Reproduce the material that follows, please, but only from its first line to the line containing "const offsets = [-25, 0, 25];", inclusive.

# [Dataset excerpt]

________________________________________

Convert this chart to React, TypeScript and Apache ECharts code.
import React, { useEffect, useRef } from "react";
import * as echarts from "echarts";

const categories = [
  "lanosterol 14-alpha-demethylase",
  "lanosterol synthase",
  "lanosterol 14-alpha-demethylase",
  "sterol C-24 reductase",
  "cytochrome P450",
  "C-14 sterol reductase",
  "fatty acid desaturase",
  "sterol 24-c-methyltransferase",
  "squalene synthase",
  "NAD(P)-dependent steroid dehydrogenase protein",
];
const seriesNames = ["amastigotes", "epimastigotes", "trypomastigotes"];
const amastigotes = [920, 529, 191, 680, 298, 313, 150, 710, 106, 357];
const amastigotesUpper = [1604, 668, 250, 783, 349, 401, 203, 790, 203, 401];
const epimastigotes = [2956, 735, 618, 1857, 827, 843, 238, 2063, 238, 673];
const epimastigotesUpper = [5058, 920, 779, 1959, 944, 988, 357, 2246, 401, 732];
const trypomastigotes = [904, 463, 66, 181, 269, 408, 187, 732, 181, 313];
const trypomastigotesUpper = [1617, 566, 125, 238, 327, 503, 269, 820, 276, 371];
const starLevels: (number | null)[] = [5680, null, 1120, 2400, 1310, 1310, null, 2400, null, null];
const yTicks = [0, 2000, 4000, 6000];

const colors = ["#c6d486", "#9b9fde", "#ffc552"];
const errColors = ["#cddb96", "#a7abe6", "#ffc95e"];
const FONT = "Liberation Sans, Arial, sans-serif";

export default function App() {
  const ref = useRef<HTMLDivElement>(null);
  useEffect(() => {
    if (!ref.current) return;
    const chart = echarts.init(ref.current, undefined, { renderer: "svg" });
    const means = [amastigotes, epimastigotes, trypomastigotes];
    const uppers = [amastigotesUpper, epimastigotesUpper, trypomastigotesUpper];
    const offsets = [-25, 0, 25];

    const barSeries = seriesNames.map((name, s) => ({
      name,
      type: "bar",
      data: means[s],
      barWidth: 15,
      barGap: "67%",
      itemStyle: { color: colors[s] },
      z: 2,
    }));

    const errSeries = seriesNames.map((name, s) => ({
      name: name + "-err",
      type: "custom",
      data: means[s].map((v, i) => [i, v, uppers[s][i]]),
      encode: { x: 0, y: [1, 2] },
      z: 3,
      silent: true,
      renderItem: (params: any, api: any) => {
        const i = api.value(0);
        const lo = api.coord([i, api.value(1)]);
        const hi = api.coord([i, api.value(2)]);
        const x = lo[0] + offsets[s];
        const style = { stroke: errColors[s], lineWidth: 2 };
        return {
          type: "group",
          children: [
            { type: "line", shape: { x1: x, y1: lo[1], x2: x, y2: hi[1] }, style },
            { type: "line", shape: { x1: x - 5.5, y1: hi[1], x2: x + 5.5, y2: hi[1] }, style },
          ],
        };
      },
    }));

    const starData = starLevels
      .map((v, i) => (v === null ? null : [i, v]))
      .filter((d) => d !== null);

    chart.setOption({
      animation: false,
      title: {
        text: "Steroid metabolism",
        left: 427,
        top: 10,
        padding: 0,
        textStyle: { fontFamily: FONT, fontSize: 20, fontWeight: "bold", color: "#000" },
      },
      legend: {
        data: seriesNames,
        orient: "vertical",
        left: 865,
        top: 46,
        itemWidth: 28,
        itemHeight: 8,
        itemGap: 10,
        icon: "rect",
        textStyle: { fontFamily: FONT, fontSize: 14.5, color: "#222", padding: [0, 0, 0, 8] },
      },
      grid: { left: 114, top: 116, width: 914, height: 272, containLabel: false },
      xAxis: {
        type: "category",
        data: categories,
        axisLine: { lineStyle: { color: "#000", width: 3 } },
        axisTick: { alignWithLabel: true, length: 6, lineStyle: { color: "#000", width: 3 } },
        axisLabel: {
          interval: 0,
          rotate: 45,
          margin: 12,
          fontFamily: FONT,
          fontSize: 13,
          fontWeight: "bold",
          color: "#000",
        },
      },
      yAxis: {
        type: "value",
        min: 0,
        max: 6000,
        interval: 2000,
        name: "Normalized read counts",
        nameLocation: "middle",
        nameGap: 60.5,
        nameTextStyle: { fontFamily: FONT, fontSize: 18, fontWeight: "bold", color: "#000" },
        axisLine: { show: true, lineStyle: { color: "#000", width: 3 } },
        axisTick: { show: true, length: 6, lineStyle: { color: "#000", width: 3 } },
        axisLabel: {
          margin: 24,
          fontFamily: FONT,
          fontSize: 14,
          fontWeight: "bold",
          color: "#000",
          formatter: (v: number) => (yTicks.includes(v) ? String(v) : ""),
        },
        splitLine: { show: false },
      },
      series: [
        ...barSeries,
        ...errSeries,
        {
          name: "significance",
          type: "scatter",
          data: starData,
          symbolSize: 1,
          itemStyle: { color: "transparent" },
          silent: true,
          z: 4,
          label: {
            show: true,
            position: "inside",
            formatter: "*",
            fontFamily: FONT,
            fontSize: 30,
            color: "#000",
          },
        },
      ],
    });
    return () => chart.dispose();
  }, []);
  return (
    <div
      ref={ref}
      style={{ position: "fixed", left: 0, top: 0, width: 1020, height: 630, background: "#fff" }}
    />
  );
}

________________________________________

# [Exercise response]
Convert this chart to React, TypeScript and Apache ECharts code.
import React, { useEffect, useRef } from "react";
import * as echarts from "echarts";

const categories = [
  "lanosterol 14-alpha-demethylase",
  "lanosterol synthase",
  "lanosterol 14-alpha-demethylase",
  "sterol C-24 reductase",
  "cytochrome P450",
  "C-14 sterol reductase",
  "fatty acid desaturase",
  "sterol 24-c-methyltransferase",
  "squalene synthase",
  "NAD(P)-dependent steroid dehydrogenase protein",
];
const seriesNames = ["amastigotes", "epimastigotes", "trypomastigotes"];
const amastigotes = [920, 529, 191, 680, 298, 313, 150, 710, 106, 357];
const amastigotesUpper = [1604, 668, 250, 783, 349, 401, 203, 790, 203, 401];
const epimastigotes = [2956, 735, 618, 1857, 827, 843, 238, 2063, 238, 673];
const epimastigotesUpper = [5058, 920, 779, 1959, 944, 988, 357, 2246, 401, 732];
const trypomastigotes = [904, 463, 66, 181, 269, 408, 187, 732, 181, 313];
const trypomastigotesUpper = [1617, 566, 125, 238, 327, 503, 269, 820, 276, 371];
const starLevels: (number | null)[] = [5680, null, 1120, 2400, 1310, 1310, null, 2400, null, null];
const yTicks = [0, 2000, 4000, 6000];

const colors = ["#c6d486", "#9b9fde", "#ffc552"];
const errColors = ["#cddb96", "#a7abe6", "#ffc95e"];
const FONT = "Liberation Sans, Arial, sans-serif";

export default function App() {
  const ref = useRef<HTMLDivElement>(null);
  useEffect(() => {
    if (!ref.current) return;
    const chart = echarts.init(ref.current, undefined, { renderer: "svg" });
    const means = [amastigotes, epimastigotes, trypomastigotes];
    const uppers = [amastigotesUpper, epimastigotesUpper, trypomastigotesUpper];
    const offsets = [-25, 0, 25];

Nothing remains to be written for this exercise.